Figure scripts
□ □ □

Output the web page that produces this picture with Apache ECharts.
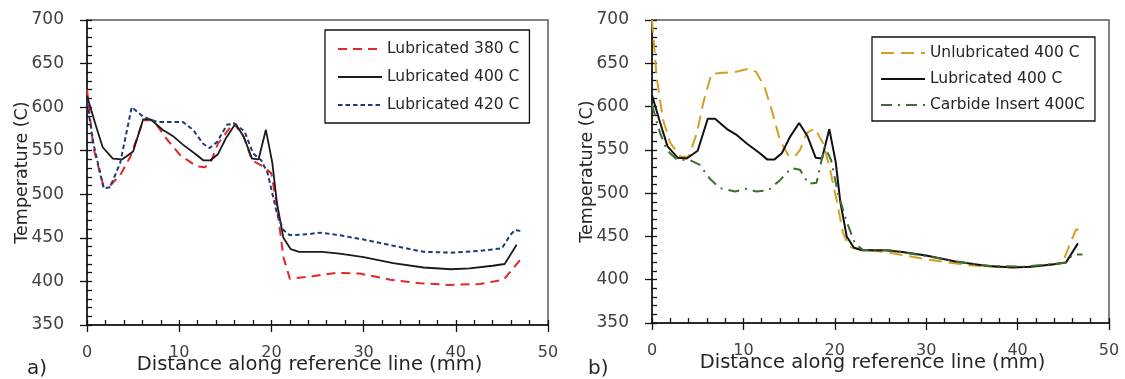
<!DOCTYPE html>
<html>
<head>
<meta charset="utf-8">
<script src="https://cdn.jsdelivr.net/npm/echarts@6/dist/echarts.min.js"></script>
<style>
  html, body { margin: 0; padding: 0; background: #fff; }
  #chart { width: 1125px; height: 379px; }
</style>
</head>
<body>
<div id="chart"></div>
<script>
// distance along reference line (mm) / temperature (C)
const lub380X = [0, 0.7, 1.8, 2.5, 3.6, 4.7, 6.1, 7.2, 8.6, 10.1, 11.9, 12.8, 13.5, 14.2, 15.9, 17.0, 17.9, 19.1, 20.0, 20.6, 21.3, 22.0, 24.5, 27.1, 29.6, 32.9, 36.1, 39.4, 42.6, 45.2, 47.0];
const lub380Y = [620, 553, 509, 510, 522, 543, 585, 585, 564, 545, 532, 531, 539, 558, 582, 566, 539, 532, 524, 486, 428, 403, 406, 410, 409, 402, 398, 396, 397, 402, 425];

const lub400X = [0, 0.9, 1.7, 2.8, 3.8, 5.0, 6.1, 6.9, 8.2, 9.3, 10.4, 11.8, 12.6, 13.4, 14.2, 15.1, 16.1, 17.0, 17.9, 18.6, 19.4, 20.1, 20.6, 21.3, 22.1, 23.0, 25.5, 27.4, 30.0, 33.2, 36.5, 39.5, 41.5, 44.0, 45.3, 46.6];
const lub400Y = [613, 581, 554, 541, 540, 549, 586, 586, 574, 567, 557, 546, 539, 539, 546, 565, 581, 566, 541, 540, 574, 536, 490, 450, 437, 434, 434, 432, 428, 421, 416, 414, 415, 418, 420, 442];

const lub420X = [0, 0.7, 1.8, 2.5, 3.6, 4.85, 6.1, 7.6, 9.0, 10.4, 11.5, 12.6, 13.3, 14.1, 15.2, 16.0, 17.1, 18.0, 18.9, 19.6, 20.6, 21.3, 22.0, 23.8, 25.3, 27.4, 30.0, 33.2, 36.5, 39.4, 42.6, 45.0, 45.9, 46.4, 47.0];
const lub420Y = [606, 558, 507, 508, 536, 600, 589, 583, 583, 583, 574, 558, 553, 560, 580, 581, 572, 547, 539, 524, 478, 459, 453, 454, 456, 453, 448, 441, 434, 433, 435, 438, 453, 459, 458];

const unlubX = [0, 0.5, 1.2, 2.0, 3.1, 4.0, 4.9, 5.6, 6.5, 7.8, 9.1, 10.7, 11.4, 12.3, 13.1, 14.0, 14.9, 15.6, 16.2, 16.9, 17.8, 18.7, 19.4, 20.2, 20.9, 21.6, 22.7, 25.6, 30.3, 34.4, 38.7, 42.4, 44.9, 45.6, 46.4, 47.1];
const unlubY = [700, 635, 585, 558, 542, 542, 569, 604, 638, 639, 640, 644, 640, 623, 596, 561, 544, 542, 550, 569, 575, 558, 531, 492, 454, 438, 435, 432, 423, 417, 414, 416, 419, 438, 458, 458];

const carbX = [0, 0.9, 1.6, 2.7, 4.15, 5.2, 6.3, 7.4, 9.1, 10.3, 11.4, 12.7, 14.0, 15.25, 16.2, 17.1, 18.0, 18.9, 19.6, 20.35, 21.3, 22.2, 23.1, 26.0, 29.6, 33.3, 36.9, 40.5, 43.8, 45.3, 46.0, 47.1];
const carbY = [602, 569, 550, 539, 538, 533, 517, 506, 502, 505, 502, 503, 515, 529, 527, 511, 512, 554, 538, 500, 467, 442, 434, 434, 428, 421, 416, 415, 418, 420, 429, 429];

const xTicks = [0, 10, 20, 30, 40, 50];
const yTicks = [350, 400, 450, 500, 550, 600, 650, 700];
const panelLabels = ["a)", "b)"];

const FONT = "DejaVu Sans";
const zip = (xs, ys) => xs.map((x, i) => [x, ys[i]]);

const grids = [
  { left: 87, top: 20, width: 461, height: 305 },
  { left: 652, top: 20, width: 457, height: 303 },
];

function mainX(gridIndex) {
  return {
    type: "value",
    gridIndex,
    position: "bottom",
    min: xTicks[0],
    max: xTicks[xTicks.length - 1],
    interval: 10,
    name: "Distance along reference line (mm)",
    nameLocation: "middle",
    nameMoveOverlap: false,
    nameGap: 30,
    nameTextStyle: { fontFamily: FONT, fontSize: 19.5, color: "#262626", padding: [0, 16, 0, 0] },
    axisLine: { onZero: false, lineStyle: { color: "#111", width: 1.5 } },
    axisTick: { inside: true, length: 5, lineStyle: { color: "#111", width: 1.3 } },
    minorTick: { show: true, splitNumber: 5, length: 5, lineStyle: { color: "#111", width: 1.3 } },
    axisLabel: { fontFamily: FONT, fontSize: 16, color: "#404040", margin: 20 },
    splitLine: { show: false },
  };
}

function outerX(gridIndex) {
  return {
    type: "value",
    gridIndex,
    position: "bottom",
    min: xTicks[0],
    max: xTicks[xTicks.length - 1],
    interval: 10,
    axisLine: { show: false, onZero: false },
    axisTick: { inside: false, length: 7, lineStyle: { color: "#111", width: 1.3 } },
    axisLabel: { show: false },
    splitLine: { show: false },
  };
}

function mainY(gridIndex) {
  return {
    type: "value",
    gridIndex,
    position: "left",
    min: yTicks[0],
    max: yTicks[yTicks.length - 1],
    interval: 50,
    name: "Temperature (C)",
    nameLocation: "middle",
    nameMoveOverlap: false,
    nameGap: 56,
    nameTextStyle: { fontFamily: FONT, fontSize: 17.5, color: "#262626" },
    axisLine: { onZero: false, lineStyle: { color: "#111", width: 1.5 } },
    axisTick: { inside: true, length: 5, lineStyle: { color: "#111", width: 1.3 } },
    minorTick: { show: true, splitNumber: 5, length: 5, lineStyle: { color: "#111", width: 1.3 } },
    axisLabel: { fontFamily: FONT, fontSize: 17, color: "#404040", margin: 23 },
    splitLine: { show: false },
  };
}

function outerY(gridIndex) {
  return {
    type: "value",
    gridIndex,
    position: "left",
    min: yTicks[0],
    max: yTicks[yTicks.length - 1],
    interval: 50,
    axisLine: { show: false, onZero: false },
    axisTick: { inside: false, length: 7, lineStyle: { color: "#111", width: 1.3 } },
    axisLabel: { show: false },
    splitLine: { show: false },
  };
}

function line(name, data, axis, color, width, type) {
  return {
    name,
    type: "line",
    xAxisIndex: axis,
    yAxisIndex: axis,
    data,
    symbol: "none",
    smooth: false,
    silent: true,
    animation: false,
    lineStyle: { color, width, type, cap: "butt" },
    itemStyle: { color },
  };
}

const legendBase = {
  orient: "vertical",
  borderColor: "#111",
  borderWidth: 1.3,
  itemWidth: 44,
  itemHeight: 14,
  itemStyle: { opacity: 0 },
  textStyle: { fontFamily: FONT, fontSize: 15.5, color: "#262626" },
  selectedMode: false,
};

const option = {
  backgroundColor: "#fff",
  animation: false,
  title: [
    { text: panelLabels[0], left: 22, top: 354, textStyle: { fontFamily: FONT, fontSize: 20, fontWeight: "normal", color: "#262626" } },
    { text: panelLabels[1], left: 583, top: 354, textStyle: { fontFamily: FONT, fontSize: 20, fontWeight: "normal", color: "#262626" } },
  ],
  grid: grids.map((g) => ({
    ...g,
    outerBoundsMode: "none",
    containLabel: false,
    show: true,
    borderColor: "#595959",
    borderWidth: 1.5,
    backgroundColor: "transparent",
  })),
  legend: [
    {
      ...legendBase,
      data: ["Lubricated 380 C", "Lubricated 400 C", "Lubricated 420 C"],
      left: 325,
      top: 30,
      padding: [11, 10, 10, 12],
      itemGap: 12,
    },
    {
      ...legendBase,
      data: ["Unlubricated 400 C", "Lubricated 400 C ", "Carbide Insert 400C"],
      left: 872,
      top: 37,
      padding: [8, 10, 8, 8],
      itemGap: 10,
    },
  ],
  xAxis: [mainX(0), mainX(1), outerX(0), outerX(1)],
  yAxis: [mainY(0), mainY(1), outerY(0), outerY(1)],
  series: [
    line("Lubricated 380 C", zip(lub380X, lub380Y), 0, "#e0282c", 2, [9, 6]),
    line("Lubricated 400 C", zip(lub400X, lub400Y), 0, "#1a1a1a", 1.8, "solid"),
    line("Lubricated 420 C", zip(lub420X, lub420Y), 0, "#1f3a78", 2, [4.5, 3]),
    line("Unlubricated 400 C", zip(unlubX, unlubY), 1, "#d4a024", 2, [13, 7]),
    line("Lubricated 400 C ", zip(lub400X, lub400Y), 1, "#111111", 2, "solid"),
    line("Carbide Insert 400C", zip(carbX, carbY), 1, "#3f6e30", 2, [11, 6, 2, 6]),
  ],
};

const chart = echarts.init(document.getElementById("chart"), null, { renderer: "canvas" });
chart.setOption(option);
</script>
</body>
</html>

□ □ □

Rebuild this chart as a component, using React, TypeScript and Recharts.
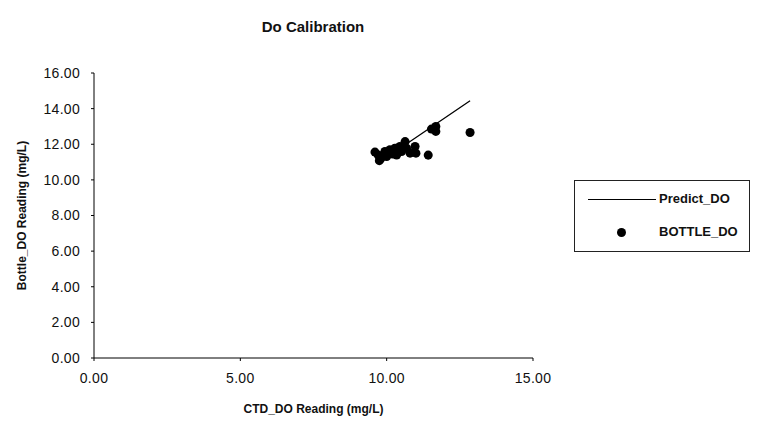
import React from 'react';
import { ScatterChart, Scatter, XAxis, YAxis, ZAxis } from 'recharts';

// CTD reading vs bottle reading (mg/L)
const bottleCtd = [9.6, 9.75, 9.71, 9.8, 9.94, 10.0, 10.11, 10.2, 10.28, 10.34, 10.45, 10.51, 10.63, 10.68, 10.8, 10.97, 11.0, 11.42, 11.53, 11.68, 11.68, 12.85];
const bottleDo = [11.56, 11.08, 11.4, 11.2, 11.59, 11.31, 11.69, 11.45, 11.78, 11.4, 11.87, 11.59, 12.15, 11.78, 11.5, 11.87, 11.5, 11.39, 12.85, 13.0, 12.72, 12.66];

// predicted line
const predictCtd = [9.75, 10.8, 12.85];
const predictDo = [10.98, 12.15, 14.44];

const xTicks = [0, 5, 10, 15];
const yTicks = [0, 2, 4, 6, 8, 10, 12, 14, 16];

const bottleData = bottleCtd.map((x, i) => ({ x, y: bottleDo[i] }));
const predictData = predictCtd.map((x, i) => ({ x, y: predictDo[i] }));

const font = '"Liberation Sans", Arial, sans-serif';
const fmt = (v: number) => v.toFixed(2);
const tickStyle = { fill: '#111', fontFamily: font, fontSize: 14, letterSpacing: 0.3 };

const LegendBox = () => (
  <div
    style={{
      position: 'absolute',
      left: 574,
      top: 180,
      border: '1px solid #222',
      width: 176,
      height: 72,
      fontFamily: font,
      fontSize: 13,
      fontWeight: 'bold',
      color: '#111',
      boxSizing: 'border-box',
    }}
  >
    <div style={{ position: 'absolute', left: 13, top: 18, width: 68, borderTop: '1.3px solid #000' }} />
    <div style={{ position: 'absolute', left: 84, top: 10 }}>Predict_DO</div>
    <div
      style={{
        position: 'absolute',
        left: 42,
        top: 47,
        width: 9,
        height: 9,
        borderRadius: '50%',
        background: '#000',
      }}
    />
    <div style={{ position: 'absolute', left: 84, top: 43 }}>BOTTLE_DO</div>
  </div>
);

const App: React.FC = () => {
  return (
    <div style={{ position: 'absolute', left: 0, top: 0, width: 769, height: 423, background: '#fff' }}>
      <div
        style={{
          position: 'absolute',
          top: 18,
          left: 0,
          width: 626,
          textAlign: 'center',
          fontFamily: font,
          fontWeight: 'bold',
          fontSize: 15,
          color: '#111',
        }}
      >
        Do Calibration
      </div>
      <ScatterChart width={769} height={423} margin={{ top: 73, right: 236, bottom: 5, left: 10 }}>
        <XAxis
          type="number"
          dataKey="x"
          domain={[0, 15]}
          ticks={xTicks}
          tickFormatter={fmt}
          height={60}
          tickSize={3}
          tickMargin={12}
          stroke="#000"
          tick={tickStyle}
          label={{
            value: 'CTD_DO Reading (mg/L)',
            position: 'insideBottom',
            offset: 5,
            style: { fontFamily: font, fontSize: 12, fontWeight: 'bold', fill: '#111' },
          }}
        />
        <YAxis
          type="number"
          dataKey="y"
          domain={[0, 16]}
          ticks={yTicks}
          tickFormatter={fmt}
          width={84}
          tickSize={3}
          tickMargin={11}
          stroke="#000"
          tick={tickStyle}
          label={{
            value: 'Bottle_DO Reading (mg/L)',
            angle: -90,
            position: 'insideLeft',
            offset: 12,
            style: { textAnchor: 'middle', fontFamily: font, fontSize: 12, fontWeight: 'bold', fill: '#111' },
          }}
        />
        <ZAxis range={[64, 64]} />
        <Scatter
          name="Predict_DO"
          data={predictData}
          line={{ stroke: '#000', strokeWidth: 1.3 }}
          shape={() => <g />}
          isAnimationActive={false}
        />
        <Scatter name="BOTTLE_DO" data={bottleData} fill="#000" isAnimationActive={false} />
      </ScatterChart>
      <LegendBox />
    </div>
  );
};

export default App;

□ □ □

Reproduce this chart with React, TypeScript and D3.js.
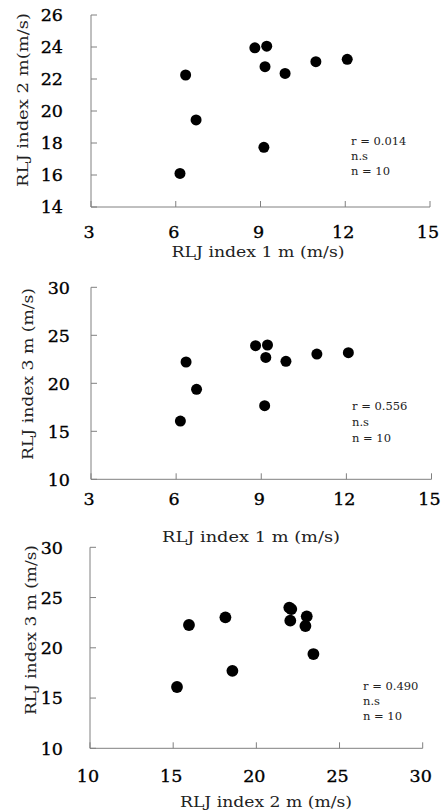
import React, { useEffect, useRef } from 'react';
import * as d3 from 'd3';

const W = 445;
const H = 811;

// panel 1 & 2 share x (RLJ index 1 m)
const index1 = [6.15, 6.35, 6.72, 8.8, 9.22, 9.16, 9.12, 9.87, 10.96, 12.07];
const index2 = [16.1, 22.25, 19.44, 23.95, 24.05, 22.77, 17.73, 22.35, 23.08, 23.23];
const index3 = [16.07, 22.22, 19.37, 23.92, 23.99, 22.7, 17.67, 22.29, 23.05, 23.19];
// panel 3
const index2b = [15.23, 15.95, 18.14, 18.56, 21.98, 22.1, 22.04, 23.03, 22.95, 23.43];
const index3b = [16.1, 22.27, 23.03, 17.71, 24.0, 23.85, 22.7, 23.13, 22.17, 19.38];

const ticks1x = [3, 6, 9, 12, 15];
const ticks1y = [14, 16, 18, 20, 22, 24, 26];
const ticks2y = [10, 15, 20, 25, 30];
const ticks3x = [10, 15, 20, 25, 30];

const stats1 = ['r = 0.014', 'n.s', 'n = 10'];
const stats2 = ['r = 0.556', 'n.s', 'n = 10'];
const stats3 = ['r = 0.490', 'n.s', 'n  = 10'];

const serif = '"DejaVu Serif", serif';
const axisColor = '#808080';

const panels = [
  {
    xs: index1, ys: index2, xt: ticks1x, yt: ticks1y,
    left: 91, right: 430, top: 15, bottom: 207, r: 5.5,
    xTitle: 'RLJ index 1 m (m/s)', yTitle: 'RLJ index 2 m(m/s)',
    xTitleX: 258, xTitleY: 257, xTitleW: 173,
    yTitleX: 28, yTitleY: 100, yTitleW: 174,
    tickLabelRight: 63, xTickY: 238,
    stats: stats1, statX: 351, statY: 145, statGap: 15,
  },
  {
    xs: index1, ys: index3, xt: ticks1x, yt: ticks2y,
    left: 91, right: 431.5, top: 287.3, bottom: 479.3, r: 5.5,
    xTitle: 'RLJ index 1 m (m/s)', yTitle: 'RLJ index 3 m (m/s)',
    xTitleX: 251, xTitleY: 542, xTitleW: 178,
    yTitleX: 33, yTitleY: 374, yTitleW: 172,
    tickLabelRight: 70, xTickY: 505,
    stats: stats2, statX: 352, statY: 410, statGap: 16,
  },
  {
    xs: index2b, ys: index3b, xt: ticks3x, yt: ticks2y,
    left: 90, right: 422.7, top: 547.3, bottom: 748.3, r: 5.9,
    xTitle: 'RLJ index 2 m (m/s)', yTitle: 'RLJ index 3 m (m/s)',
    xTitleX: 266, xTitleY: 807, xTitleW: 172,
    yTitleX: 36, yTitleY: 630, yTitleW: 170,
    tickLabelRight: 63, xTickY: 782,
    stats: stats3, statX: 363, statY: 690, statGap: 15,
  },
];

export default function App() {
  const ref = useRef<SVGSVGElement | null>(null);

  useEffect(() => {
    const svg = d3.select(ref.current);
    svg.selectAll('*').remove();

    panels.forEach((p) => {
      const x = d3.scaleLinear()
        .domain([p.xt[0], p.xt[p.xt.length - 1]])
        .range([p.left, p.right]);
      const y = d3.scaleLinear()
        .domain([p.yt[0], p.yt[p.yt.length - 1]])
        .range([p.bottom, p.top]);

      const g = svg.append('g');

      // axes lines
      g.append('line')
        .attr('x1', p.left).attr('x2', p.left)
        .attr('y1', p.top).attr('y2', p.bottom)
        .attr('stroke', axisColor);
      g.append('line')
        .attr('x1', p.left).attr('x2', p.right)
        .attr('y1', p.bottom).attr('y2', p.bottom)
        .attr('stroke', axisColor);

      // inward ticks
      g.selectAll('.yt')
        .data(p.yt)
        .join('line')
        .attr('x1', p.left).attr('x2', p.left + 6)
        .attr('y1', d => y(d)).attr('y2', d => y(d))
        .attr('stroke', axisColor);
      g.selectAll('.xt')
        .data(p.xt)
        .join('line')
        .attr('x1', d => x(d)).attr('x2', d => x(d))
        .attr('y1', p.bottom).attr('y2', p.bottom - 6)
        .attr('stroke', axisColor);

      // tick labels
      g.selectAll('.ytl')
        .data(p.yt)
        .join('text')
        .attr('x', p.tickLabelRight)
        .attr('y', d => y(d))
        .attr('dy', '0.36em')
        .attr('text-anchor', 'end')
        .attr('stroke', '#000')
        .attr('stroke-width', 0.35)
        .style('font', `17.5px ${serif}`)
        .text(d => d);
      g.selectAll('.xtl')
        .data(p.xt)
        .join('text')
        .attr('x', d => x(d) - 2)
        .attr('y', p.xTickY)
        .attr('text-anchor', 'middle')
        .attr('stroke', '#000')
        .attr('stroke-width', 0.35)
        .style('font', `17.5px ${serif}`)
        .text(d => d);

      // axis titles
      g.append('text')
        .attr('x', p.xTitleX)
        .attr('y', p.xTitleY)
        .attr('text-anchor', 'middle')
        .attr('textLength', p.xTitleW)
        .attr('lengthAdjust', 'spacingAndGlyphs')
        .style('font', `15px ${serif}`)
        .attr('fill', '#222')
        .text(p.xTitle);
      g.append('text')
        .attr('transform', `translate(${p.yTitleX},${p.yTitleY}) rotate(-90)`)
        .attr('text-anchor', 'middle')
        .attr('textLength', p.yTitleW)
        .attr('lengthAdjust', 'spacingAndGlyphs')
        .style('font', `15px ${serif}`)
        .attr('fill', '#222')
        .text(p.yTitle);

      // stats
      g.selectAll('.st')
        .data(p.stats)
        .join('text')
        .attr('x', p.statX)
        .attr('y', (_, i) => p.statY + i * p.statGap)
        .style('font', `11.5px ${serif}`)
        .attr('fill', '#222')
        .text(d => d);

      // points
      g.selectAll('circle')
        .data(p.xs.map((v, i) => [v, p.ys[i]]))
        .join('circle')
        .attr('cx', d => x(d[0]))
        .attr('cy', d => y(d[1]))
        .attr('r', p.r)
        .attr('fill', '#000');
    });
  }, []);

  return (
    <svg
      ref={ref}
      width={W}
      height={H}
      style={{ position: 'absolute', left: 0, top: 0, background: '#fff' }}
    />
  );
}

□ □ □

### Goal
Copy word for word only the lines above from the one with "Output the web" through the one with "418, 420, 442];". Leave pictures out.

### Result of the task
Output the web page that produces this picture with Apache ECharts.
<!DOCTYPE html>
<html>
<head>
<meta charset="utf-8">
<script src="https://cdn.jsdelivr.net/npm/echarts@6/dist/echarts.min.js"></script>
<style>
  html, body { margin: 0; padding: 0; background: #fff; }
  #chart { width: 1125px; height: 379px; }
</style>
</head>
<body>
<div id="chart"></div>
<script>
// distance along reference line (mm) / temperature (C)
const lub380X = [0, 0.7, 1.8, 2.5, 3.6, 4.7, 6.1, 7.2, 8.6, 10.1, 11.9, 12.8, 13.5, 14.2, 15.9, 17.0, 17.9, 19.1, 20.0, 20.6, 21.3, 22.0, 24.5, 27.1, 29.6, 32.9, 36.1, 39.4, 42.6, 45.2, 47.0];
const lub380Y = [620, 553, 509, 510, 522, 543, 585, 585, 564, 545, 532, 531, 539, 558, 582, 566, 539, 532, 524, 486, 428, 403, 406, 410, 409, 402, 398, 396, 397, 402, 425];

const lub400X = [0, 0.9, 1.7, 2.8, 3.8, 5.0, 6.1, 6.9, 8.2, 9.3, 10.4, 11.8, 12.6, 13.4, 14.2, 15.1, 16.1, 17.0, 17.9, 18.6, 19.4, 20.1, 20.6, 21.3, 22.1, 23.0, 25.5, 27.4, 30.0, 33.2, 36.5, 39.5, 41.5, 44.0, 45.3, 46.6];
const lub400Y = [613, 581, 554, 541, 540, 549, 586, 586, 574, 567, 557, 546, 539, 539, 546, 565, 581, 566, 541, 540, 574, 536, 490, 450, 437, 434, 434, 432, 428, 421, 416, 414, 415, 418, 420, 442];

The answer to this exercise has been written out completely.